Dabei wäre das so einfach gewesen. Ein Beispiel: Das Forum Stuttgarter Bürgerinitiativen prägte 1979 in einem (auszugsweise gezeigten) Band den Begriff „Kaputtgart“; die an anderer Stelle in der Schau vertretene Band Ätzer 81 griff ihn mit ihrem in Szenekreisen bestens bekannten Song „Stuttgart Kaputtgart“ auf. Man hätte aber auch gern über jenes Stuttgart erfahren, das vor Langeweile brennt, wie auf Lars Besas Schild (und auf dem Cover des zur Ausstellung erscheinenden Samplers) beklagt wird.

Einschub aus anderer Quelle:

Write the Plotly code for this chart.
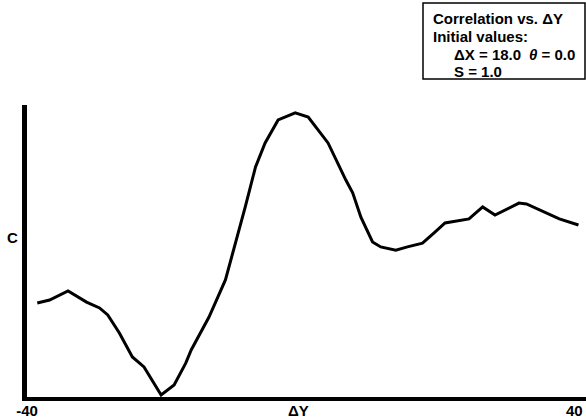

Solche Referenzen, die erhellende Einblicke in das Zusammenspiel von Subkultur und Stadtgesellschaft versprächen, werden nur Eingeweihten oder den Lesern des opulent gestalteten Buchs zur Ausstellung sichtbar.

Ansprechendes Rahmenprogramm

Blendet man das ansprechende Rahmenprogramm aus, bleibt die Schau deshalb stark im Oberflächlichen – treibt das aber auf die Spitze. Die „Pogo-Box“, in der man zur Musik von damals den rumpelnden Punkertanz üben kann, ist ein genialer Einfall. Außerdem bleibt beim Betrachter ein starker Eindruck der Ästhetik dieser Jugendkultur, die immer wieder totgesagt wurde („Punk is dead“) und auch in Stuttgart bereits etliche Mitglieder verloren hat, wie ein im WKV ausgelegter kleiner schwarzer Band mit Todesanzeigen beweist.

Die erste Stuttgarter Punk-Generation zwischen 1977 und 1983, das sieht man auf den im WKV gezeigten Bildern, bestand vor allem aus jungen Männern. Die von ihnen geschaffenen Plakate, Fanzines und Musik sind so sehr Ausdruck ihrer Zeit, dass man sie problemlos ins Museum stecken kann. Wichtiger ist indes die Nachricht, dass Punk sich dem zum Trotz immer wieder gehäutet hat und bis heute eine ganze Reihe meist junger Stuttgarter Bands den Geist dieser Anfangsjahre weiterträgt. Das zu erkennen fällt leichter, wenn man diese mit viel Einsatz zusammengetragene Schau gesehen hat.